[Work to do]: Leave out all pictures and return, exactly as written, the lines from the line containing "Clone this chart in D3.js." to the line containing "var sdAutoBench = 169;", both ends kept.

======== Listed entries

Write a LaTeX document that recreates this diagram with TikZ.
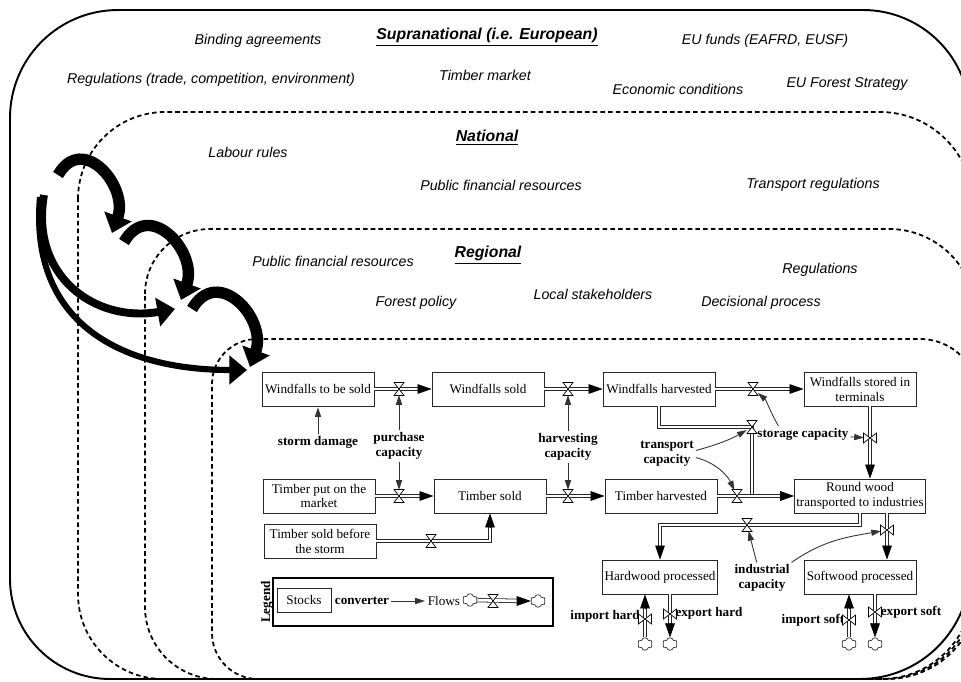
\documentclass[tikz,border=0pt]{standalone}
\usepackage{fontspec}
\setmainfont{Liberation Serif}
\setsansfont{Liberation Sans}
\usetikzlibrary{arrows.meta,shapes.symbols,calc}

\begin{document}
\begin{tikzpicture}[x=0.02cm, y=-0.02cm,
    factor/.style={font=\sffamily\itshape\fontsize{8.1}{9.7}\selectfont, inner sep=1pt},
    leveltitle/.style={font=\sffamily\bfseries\itshape\fontsize{9}{10.8}\selectfont, inner sep=1pt},
    stock/.style={draw=black!85, line width=0.5pt, minimum width=2.24cm, minimum height=0.68cm, inner sep=1pt, align=center, font=\fontsize{7.5}{8.5}\selectfont},
    conv/.style={font=\bfseries\fontsize{7.5}{8.5}\selectfont, align=center, inner sep=1pt},
    cloudnode/.style={cloud, cloud puffs=6, draw=black!80, line width=0.4pt, fill=white, minimum width=0.3cm, minimum height=0.25cm, inner sep=0pt},
    pipe/.style={draw=black!85, line width=0.45pt, double, double distance=1.6pt},
    pipetip/.style={line width=0.4pt, -{Triangle[length=8pt,width=5.5pt]}},
    info/.style={draw=black!80, line width=0.5pt, -{Triangle[length=5.5pt,width=3.5pt]}, shorten >=3.5pt},
    bigarrow/.style={line width=6.5pt, -{Triangle[length=10pt,width=16pt]}},
    levelframe/.style={line width=1pt, dash pattern=on 2.6pt off 1.8pt},
    pics/hvalve/.style={code={\draw[line width=0.4pt, fill=white] (-5,-6.5) -- (5,6.5) -- (-5,6.5) -- (5,-6.5) -- cycle;}},
    pics/vvalve/.style={code={\draw[line width=0.4pt, fill=white] (-6.5,-5) -- (6.5,5) -- (6.5,-5) -- (-6.5,5) -- cycle;}}]

    \useasboundingbox (0,0) rectangle (961,682);
    \clip (0,0) rectangle (961,682);

    % Levels
    \draw[levelframe] (78,199) arc[start angle=180, end angle=90, radius=1.74cm] -- (880,112)
      arc[start angle=90, end angle=0, radius=1.86cm] -- (973,587)
      arc[start angle=0, end angle=-90, radius=1.84cm] -- (163,679)
      arc[start angle=270, end angle=180, radius=1.7cm] -- cycle;
    \draw[levelframe] (145,294) arc[start angle=180, end angle=90, radius=1.3cm] -- (889,229)
      arc[start angle=90, end angle=0, radius=1.74cm] -- (976,587)
      arc[start angle=0, end angle=-90, radius=1.84cm] -- (217,679)
      arc[start angle=270, end angle=180, radius=1.44cm] -- cycle;
    \draw[levelframe] (212,384) arc[start angle=180, end angle=90, radius=0.9cm] -- (920,339)
      arc[start angle=90, end angle=0, radius=1.18cm] -- (979,587)
      arc[start angle=0, end angle=-90, radius=1.84cm] -- (258,679)
      arc[start angle=270, end angle=180, radius=0.92cm] -- cycle;
    \draw[line width=1.1pt] (10,118) arc[start angle=180, end angle=90, radius=2.16cm] -- (863,10)
      arc[start angle=90, end angle=0, radius=2.14cm] -- (970,569)
      arc[start angle=0, end angle=-90, radius=2.2cm] -- (110,679)
      arc[start angle=270, end angle=180, radius=2cm] -- cycle;

    % Supranational
    \node[leveltitle] (supra) at (487,37) {\underline{Supranational (i.e. European)}};
    \node[factor] (binding) at (258,41) {Binding agreements};
    \node[factor] (eufunds) at (765,41) {EU funds (EAFRD, EUSF)};
    \node[factor] (regtrade) at (211,80) {Regulations (trade, competition, environment)};
    \node[factor] (timbermkt) at (485,75) {Timber market};
    \node[factor] (econ) at (678,89) {Economic conditions};
    \node[factor] (euforest) at (847,84) {EU Forest Strategy};

    % National
    \node[leveltitle] (national) at (487,138) {\underline{National}};
    \node[factor] (labour) at (248,152) {Labour rules};
    \node[factor] (natfin) at (501,185) {Public financial resources};
    \node[factor] (transreg) at (813,185) {Transport regulations};

    % Regional
    \node[leveltitle] (regional) at (488,255) {\underline{Regional}};
    \node[factor] (regfin) at (333,261) {Public financial resources};
    \node[factor] (regreg) at (820,270) {Regulations};
    \node[factor] (localst) at (593,294) {Local stakeholders};
    \node[factor] (forestpol) at (416,303) {Forest policy};
    \node[factor] (decision) at (761,303) {Decisional process};

    % Stocks
    \node[stock] (wtbs) at (318,389) {Windfalls to be sold};
    \node[stock] (wsold) at (488,389) {Windfalls sold};
    \node[stock] (wharv) at (659,389) {Windfalls harvested};
    \node[stock] (wstored) at (860,389) {Windfalls stored in\\terminals};
    \node[stock] (tput) at (319,496) {Timber put on the\\market};
    \node[stock] (tsold) at (490,496) {Timber sold};
    \node[stock] (tharv) at (661,496) {Timber harvested};
    \node[stock, minimum width=2.5cm] (roundwood) at (860,496) {Round wood\\transported to industries};
    \node[stock] (tbefore) at (320,541) {Timber sold before\\the storm};
    \node[stock] (hardwood) at (660,577) {Hardwood processed};
    \node[stock] (softwood) at (860,577) {Softwood processed};

    % Converters
    \node[conv] (storm) at (318,442) {storm damage};
    \node[conv] (purchase) at (399,446) {purchase\\capacity};
    \node[conv] (harvcap) at (568,447) {harvesting\\capacity};
    \node[conv] (transcap) at (667,454) {transport\\capacity};
    \node[conv] (storcap) at (803,434) {storage capacity};
    \node[conv] (induscap) at (762,578) {industrial\\capacity};
    \node[conv] (imphard) at (605,616) {import hard};
    \node[conv] (exphard) at (709,613) {export hard};
    \node[conv] (impsoft) at (813,620) {import soft};
    \node[conv] (expsoft) at (911,612) {export soft};

    % Clouds
    \node[cloudnode] (cimph) at (645,644) {};
    \node[cloudnode] (cexph) at (670,644) {};
    \node[cloudnode] (cimps) at (849,644) {};
    \node[cloudnode] (cexps) at (875,644) {};

    % Valves
    \coordinate (vws) at (399,389);
    \coordinate (vwh) at (568,389);
    \coordinate (vwst) at (753,389);
    \coordinate (vterm) at (870,438);
    \coordinate (vts) at (399,496);
    \coordinate (vth) at (568,496);
    \coordinate (vrw) at (737,496);
    \coordinate (vwtr) at (752,427);
    \coordinate (vbefore) at (431,541);
    \coordinate (vhard) at (747,525);
    \coordinate (vsoft) at (887,530);
    \coordinate (vimph) at (645,619);
    \coordinate (vexph) at (670,614);
    \coordinate (vimps) at (849,620);
    \coordinate (vexps) at (875,612);

    % Flows
    \draw[pipe] (wtbs) -- ($(wsold.west)+(-7,0)$);
    \draw[pipetip] ($(wsold.west)+(-14,0)$) -- (wsold.west);
    \draw[pipe] (wsold) -- ($(wharv.west)+(-7,0)$);
    \draw[pipetip] ($(wharv.west)+(-14,0)$) -- (wharv.west);
    \draw[pipe] (wharv) -- ($(wstored.west)+(-7,0)$);
    \draw[pipetip] ($(wstored.west)+(-14,0)$) -- (wstored.west);
    \draw[pipe] (wstored.south -| vterm) -- ($(roundwood.north -| vterm)+(0,-7)$);
    \draw[pipetip] ($(roundwood.north -| vterm)+(0,-14)$) -- (roundwood.north -| vterm);
    \draw[pipe] (tput) -- ($(tsold.west)+(-7,0)$);
    \draw[pipetip] ($(tsold.west)+(-14,0)$) -- (tsold.west);
    \draw[pipe] (tsold) -- ($(tharv.west)+(-7,0)$);
    \draw[pipetip] ($(tharv.west)+(-14,0)$) -- (tharv.west);
    \draw[pipe] (wharv.south) |- (vwtr) -- (vwtr |- tharv);
    \draw[pipe] (tharv) -- ($(roundwood.west)+(-7,0)$);
    \draw[pipetip] ($(roundwood.west)+(-14,0)$) -- (roundwood.west);
    \draw[pipe] (tbefore) -- (tbefore -| tsold) -- ($(tsold.south)+(0,7)$);
    \draw[pipetip] ($(tsold.south)+(0,14)$) -- (tsold.south);
    \draw[pipe] (roundwood.south) |- (vhard) -| ($(hardwood.north)+(0,-7)$);
    \draw[pipetip] ($(hardwood.north)+(0,-14)$) -- (hardwood.north);
    \draw[pipe] (roundwood.south -| vsoft) -- ($(softwood.north -| vsoft)+(0,-7)$);
    \draw[pipetip] ($(softwood.north -| vsoft)+(0,-14)$) -- (softwood.north -| vsoft);
    \draw[pipe] (cimph) -- ($(hardwood.south -| cimph)+(0,7)$);
    \draw[pipetip] ($(hardwood.south -| cimph)+(0,14)$) -- (hardwood.south -| cimph);
    \draw[pipe] (hardwood.south -| cexph) -- ($(cexph.north)+(0,-7)$);
    \draw[pipetip] ($(cexph.north)+(0,-14)$) -- (cexph.north);
    \draw[pipe] (cimps) -- ($(softwood.south -| cimps)+(0,7)$);
    \draw[pipetip] ($(softwood.south -| cimps)+(0,14)$) -- (softwood.south -| cimps);
    \draw[pipe] (softwood.south -| cexps) -- ($(cexps.north)+(0,-7)$);
    \draw[pipetip] ($(cexps.north)+(0,-14)$) -- (cexps.north);

    \pic at (vws) {hvalve};
    \pic at (vwh) {hvalve};
    \pic at (vwst) {hvalve};
    \pic at (vterm) {vvalve};
    \pic at (vts) {hvalve};
    \pic at (vth) {hvalve};
    \pic at (vrw) {hvalve};
    \pic at (vwtr) {hvalve};
    \pic at (vbefore) {hvalve};
    \pic at (vhard) {hvalve};
    \pic at (vsoft) {vvalve};
    \pic at (vimph) {vvalve};
    \pic at (vexph) {vvalve};
    \pic at (vimps) {vvalve};
    \pic at (vexps) {vvalve};

    % Information links
    \draw[info, shorten >=0.5pt] (storm) -- (wtbs);
    \draw[info] (purchase) -- (vws);
    \draw[info] (purchase) -- (vts);
    \draw[info] (harvcap) -- (vwh);
    \draw[info] (harvcap) -- (vth);
    \draw[info] ([yshift=2pt]transcap.east) to[out=15, in=-150] (vwtr);
    \draw[info] ([yshift=-2pt]transcap.east) to[out=-15, in=115] (vrw);
    \draw[info] ([xshift=-14pt]storcap.north) to[out=120, in=-40] (vwst);
    \draw[info] (storcap) -- (vterm);
    \draw[info] ([xshift=-3pt]induscap.north) -- (vhard);
    \draw[info] (induscap.north east) to[out=35, in=190] (vsoft);

    % Legend
    \node[draw, line width=1pt, minimum width=5.6cm, minimum height=0.96cm] (legend) at (413,602) {};
    \node[rotate=90, font=\bfseries\fontsize{7.5}{8.5}\selectfont, inner sep=0pt] (legendlbl) at (267,602) {Legend};
    \node[stock, minimum width=1.08cm, minimum height=0.48cm] (legstock) at (304,600) {Stocks};
    \node[conv] (legconv) at (362,601) {converter};
    \node[font=\fontsize{7.5}{8.5}\selectfont, inner sep=1pt] (legflow) at (444,601) {Flows};
    \node[cloudnode] (legsrc) at (470,600) {};
    \node[cloudnode] (legsink) at (538,601) {};
    \coordinate (legvalve) at (493,601);
    \draw[info, shorten >=0.5pt] (legconv) -- (legflow);
    \draw[pipe] (legsrc) -- ($(legsink.west)+(-7,0)$);
    \draw[pipetip] ($(legsink.west)+(-14,0)$) -- (legsink.west);
    \pic at (legvalve) {hvalve};

    % Links between levels
    \draw[bigarrow] (58,175) to[out=60, in=70, looseness=1.6] (112,233);
    \draw[bigarrow] (124,242) to[out=60, in=70, looseness=1.6] (181,300);
    \draw[bigarrow] (192,309) to[out=60, in=70, looseness=1.6] (250,367);
    \draw[bigarrow, line width=4.5pt] (44,195) to[out=-100, in=190, looseness=1.2] (175,309);
    \draw[bigarrow, line width=3.5pt] (40,197) to[out=-95, in=180, looseness=1.2] (247,370);

\end{tikzpicture}
\end{document}
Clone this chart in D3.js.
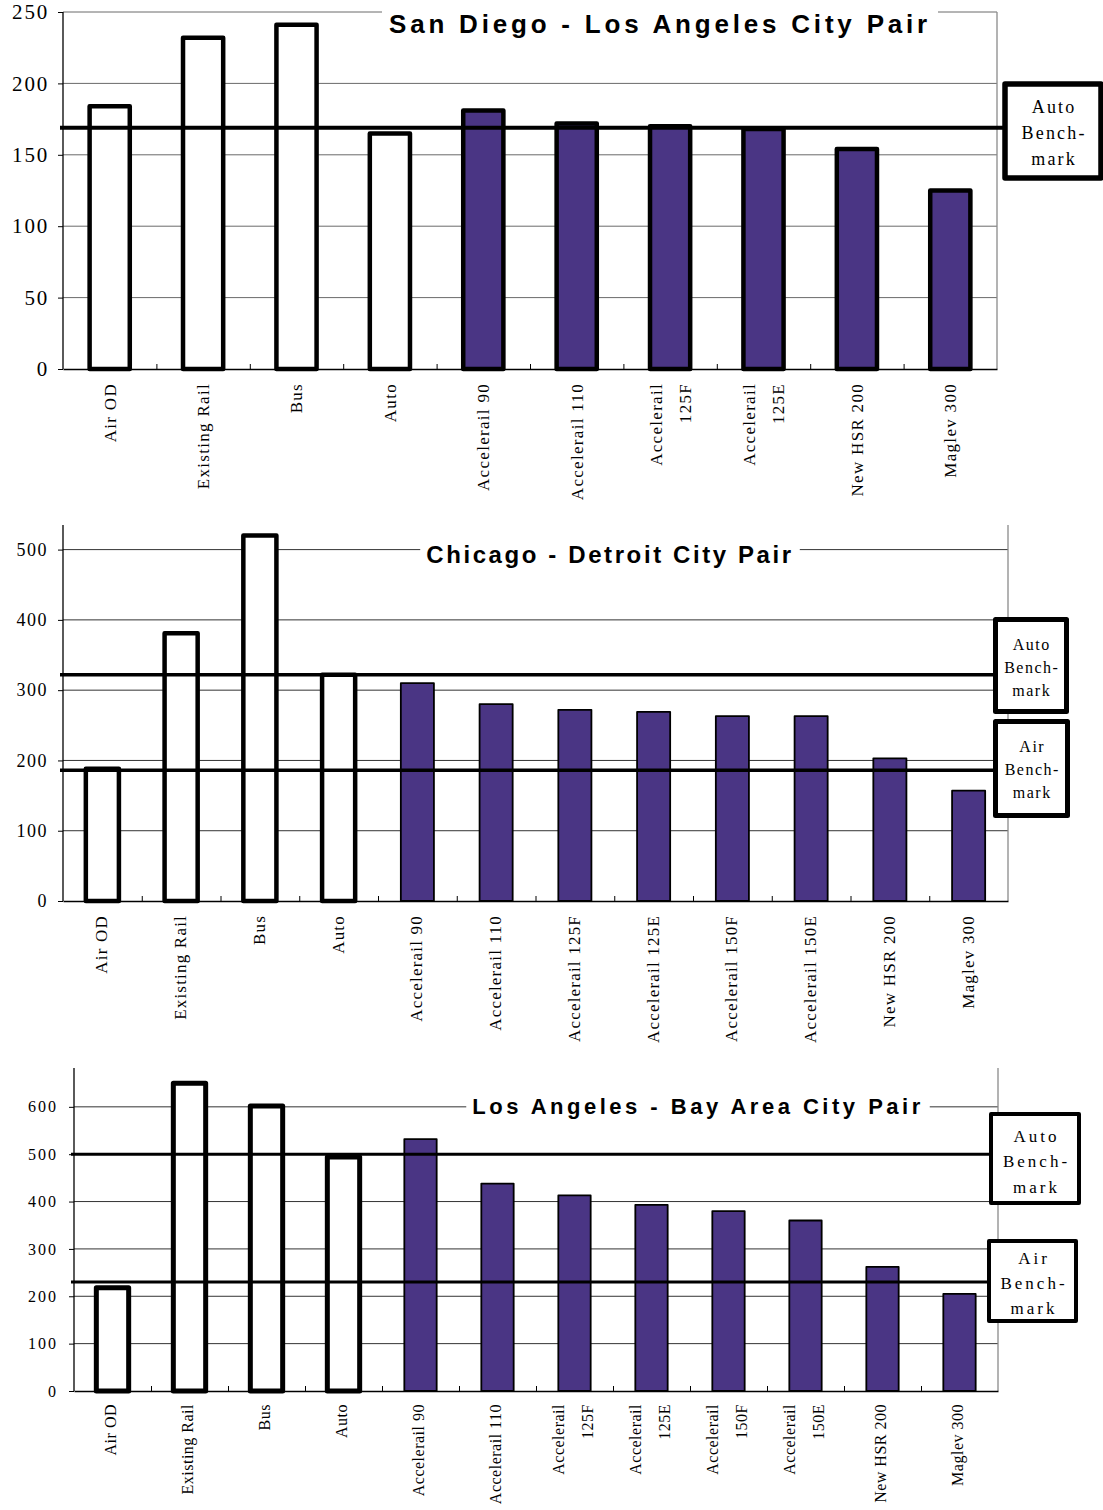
<!DOCTYPE html>
<html>
<head>
<meta charset="utf-8">
<script src="https://cdn.jsdelivr.net/npm/d3@7"></script>
<style>
  body { margin: 0; background: #fff; }
  svg { display: block; }
</style>
</head>
<body>
<div id="chart"></div>
<script>
// --- data ---
var sdCategories = ["Air OD", "Existing Rail", "Bus", "Auto", "Accelerail 90", "Accelerail 110",
                    "Accelerail\n125F", "Accelerail\n125E", "New HSR 200", "Maglev 300"];
var sdValues = [184, 232, 241, 165, 181, 172, 170, 168, 154, 125];
var sdTicks = [0, 50, 100, 150, 200, 250];
var sdAutoBench = 169;

var chiCategories = ["Air OD", "Existing Rail", "Bus", "Auto", "Accelerail 90", "Accelerail 110",
                     "Accelerail 125F", "Accelerail 125E", "Accelerail 150F", "Accelerail 150E",
                     "New HSR 200", "Maglev 300"];
var chiValues = [188, 381, 520, 322, 310, 280, 272, 269, 263, 263, 203, 157];
var chiTicks = [0, 100, 200, 300, 400, 500];
var chiAutoBench = 322;
var chiAirBench = 186;

var laCategories = ["Air OD", "Existing Rail", "Bus", "Auto", "Accelerail 90", "Accelerail 110",
                    "Accelerail\n125F", "Accelerail\n125E", "Accelerail\n150F", "Accelerail\n150E",
                    "New HSR 200", "Maglev 300"];
var laValues = [218, 650, 602, 494, 532, 438, 413, 393, 380, 360, 262, 205];
var laTicks = [0, 100, 200, 300, 400, 500, 600];
var laAutoBench = 500;
var laAirBench = 230;

var existingModes = ["Air OD", "Existing Rail", "Bus", "Auto"];

var purple = "#4a3584";
var serif = "'Liberation Serif', 'Times New Roman', serif";
var sans = "'Liberation Sans', Arial, sans-serif";

var svg = d3.select("#chart").append("svg")
  .attr("width", 1103)
  .attr("height", 1510);

// one panel
function drawPanel(o) {
  var g = svg.append("g");
  var x = d3.scaleBand().domain(o.categories).range([o.left, o.right]).paddingInner(o.pad).paddingOuter(o.pad / 2);
  var y = d3.scaleLinear().domain([0, o.ymax]).range([o.bottom, o.top]);
  var bw = x.bandwidth();

  // gridlines
  g.selectAll(".grid").data(o.ticks.filter(function(d){ return d > 0; }))
    .enter().append("line")
    .attr("x1", o.left).attr("x2", o.right)
    .attr("y1", function(d){ return y(d); }).attr("y2", function(d){ return y(d); })
    .attr("stroke", o.gridColor).attr("stroke-width", 1);

  // right border
  g.append("line")
    .attr("x1", o.right).attr("x2", o.right)
    .attr("y1", o.top).attr("y2", o.bottom)
    .attr("stroke", "#8a8a8a").attr("stroke-width", 1.3);

  // title with white background (drawn behind the bars)
  var tg = g.append("g");
  var tt = tg.append("text")
    .attr("x", o.titleX).attr("y", o.titleY)
    .attr("dy", "0.35em")
    .attr("text-anchor", "middle")
    .attr("font-family", sans)
    .attr("font-weight", "bold")
    .attr("font-size", o.titleFont)
    .attr("letter-spacing", o.titleSpacing)
    .text(o.title);
  var bb = tt.node().getBBox();
  tg.insert("rect", "text")
    .attr("x", bb.x - o.titleGap).attr("y", bb.y - 2)
    .attr("width", bb.width + o.titleGap * 2).attr("height", bb.height + 4)
    .attr("fill", "#fff");

  // bars
  g.selectAll(".bar").data(o.values)
    .enter().append("rect")
    .attr("x", function(d, i){ return x(o.categories[i]); })
    .attr("y", function(d){ return y(d); })
    .attr("width", bw)
    .attr("height", function(d){ return y(0) - y(d); })
    .attr("fill", function(d, i){ return existingModes.indexOf(o.categories[i]) >= 0 ? "#fff" : purple; })
    .attr("stroke", "#000")
    .attr("stroke-linejoin", "round")
    .attr("stroke-width", function(d, i){
      return existingModes.indexOf(o.categories[i]) >= 0 ? o.whiteStroke : o.purpleStroke;
    });

  // benchmark lines + boxes
  o.benches.forEach(function(b) {
    g.append("line")
      .attr("x1", o.left - 3).attr("x2", b.box[0])
      .attr("y1", y(b.value)).attr("y2", y(b.value))
      .attr("stroke", "#000").attr("stroke-width", o.benchWidth);
    g.append("rect")
      .attr("x", b.box[0]).attr("y", b.box[1])
      .attr("width", b.box[2]).attr("height", b.box[3])
      .attr("fill", "#fff").attr("stroke", "#000")
      .attr("stroke-width", o.boxStroke).attr("stroke-linejoin", "round");
    var t = g.append("text")
      .attr("text-anchor", "middle")
      .attr("font-family", serif)
      .attr("font-size", o.boxFont)
      .attr("letter-spacing", o.boxSpacing);
    b.lines.forEach(function(l, k) {
      t.append("tspan")
        .attr("x", b.box[0] + b.box[2] / 2 + o.boxSpacing / 2)
        .attr("y", b.textY[k])
        .attr("dy", "0.35em")
        .text(l);
    });
  });

  // y axis
  var ya = g.append("g")
    .attr("transform", "translate(" + o.left + ",0)")
    .call(d3.axisLeft(y).tickValues(o.ticks).tickSize(5).tickPadding(o.yPad).tickFormat(d3.format("d")));
  ya.select(".domain").attr("d", "M0," + o.top + "V" + o.bottom).attr("stroke-width", 1.3);
  ya.selectAll("text")
    .attr("font-family", serif)
    .attr("font-size", o.yFont)
    .attr("letter-spacing", o.ySpacing)
    .attr("fill", "#000");

  // x axis with inner ticks between categories
  var xt = d3.scaleLinear().domain([0, o.categories.length]).range([o.left, o.right]);
  var xa = g.append("g")
    .attr("transform", "translate(0," + o.bottom + ")")
    .call(d3.axisBottom(xt).tickValues(d3.range(1, o.categories.length)).tickSize(-5).tickSizeOuter(0).tickFormat(""));
  xa.select(".domain").attr("stroke-width", 1.6);

  // category labels (rotated)
  var lab = g.selectAll(".xl").data(o.categories)
    .enter().append("text")
    .attr("transform", function(d){
      return "translate(" + (x(d) + bw / 2 + o.labelShift) + "," + (o.bottom + o.labelGap) + ") rotate(-90)";
    })
    .attr("text-anchor", "end")
    .attr("font-family", serif)
    .attr("font-size", o.xFont)
    .attr("letter-spacing", o.xSpacing);
  lab.each(function(d) {
    var parts = d.split("\n");
    var sel = d3.select(this);
    parts.forEach(function(p, k) {
      var off = (k - (parts.length - 1) / 2) * o.lineGap;
      sel.append("tspan")
        .attr("x", 0)
        .attr("y", off)
        .attr("dy", "0.35em")
        .text(p);
    });
  });
}

drawPanel({
  categories: sdCategories, values: sdValues, ticks: sdTicks, ymax: 250,
  left: 63, right: 997, top: 12, bottom: 369, pad: 0.57,
  gridColor: "#6a6a6a", whiteStroke: 4.5, purpleStroke: 4.5,
  benchWidth: 4, boxStroke: 5.5, boxFont: 18, boxSpacing: 2.2,
  benches: [{ value: sdAutoBench, box: [1005, 84, 96, 94], lines: ["Auto", "Bench-", "mark"], textY: [107, 133, 159] }],
  yFont: 21, ySpacing: 1.8, yPad: 9,
  xFont: 17, xSpacing: 1.3, labelGap: 14, lineGap: 29, labelShift: 0,
  title: "San Diego - Los Angeles City Pair", titleX: 660, titleY: 24, titleFont: 26, titleSpacing: 3.8, titleGap: 7
});

drawPanel({
  categories: chiCategories, values: chiValues, ticks: chiTicks, ymax: 535,
  left: 63, right: 1008, top: 525, bottom: 901, pad: 0.58,
  gridColor: "#333", whiteStroke: 4.5, purpleStroke: 1.8,
  benchWidth: 3.5, boxStroke: 5, boxFont: 16, boxSpacing: 1.5,
  benches: [
    { value: chiAutoBench, box: [995.5, 619.5, 71, 92], lines: ["Auto", "Bench-", "mark"], textY: [644, 667, 690] },
    { value: chiAirBench, box: [995.5, 721.5, 72, 94], lines: ["Air", "Bench-", "mark"], textY: [746, 769, 792] }
  ],
  yFont: 18, ySpacing: 1.5, yPad: 10,
  xFont: 17, xSpacing: 1.2, labelGap: 14, lineGap: 29, labelShift: -1,
  title: "Chicago - Detroit City Pair", titleX: 610, titleY: 555, titleFont: 24, titleSpacing: 2.6, titleGap: 6
});

drawPanel({
  categories: laCategories, values: laValues, ticks: laTicks, ymax: 682,
  left: 74, right: 998, top: 1068, bottom: 1391, pad: 0.58,
  gridColor: "#333", whiteStroke: 5, purpleStroke: 1.8,
  benchWidth: 3, boxStroke: 4, boxFont: 17, boxSpacing: 3,
  benches: [
    { value: laAutoBench, box: [991, 1114, 88, 89], lines: ["Auto", "Bench-", "mark"], textY: [1136, 1161, 1187] },
    { value: laAirBench, box: [989, 1241, 87, 80], lines: ["Air", "Bench-", "mark"], textY: [1258, 1283, 1308] }
  ],
  yFont: 16, ySpacing: 2, yPad: 11,
  xFont: 16, xSpacing: 0.5, labelGap: 13, lineGap: 29, labelShift: -2,
  title: "Los Angeles - Bay Area City Pair", titleX: 698, titleY: 1106, titleFont: 22, titleSpacing: 3.5, titleGap: 6
});
</script>
</body>
</html>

================

[Answer in full]:
Clone this chart in D3.js.
<!DOCTYPE html>
<html>
<head>
<meta charset="utf-8">
<script src="https://cdn.jsdelivr.net/npm/d3@7"></script>
<style>
  body { margin: 0; background: #fff; }
  svg { display: block; }
</style>
</head>
<body>
<div id="chart"></div>
<script>
// --- data ---
var sdCategories = ["Air OD", "Existing Rail", "Bus", "Auto", "Accelerail 90", "Accelerail 110",
                    "Accelerail\n125F", "Accelerail\n125E", "New HSR 200", "Maglev 300"];
var sdValues = [184, 232, 241, 165, 181, 172, 170, 168, 154, 125];
var sdTicks = [0, 50, 100, 150, 200, 250];
var sdAutoBench = 169;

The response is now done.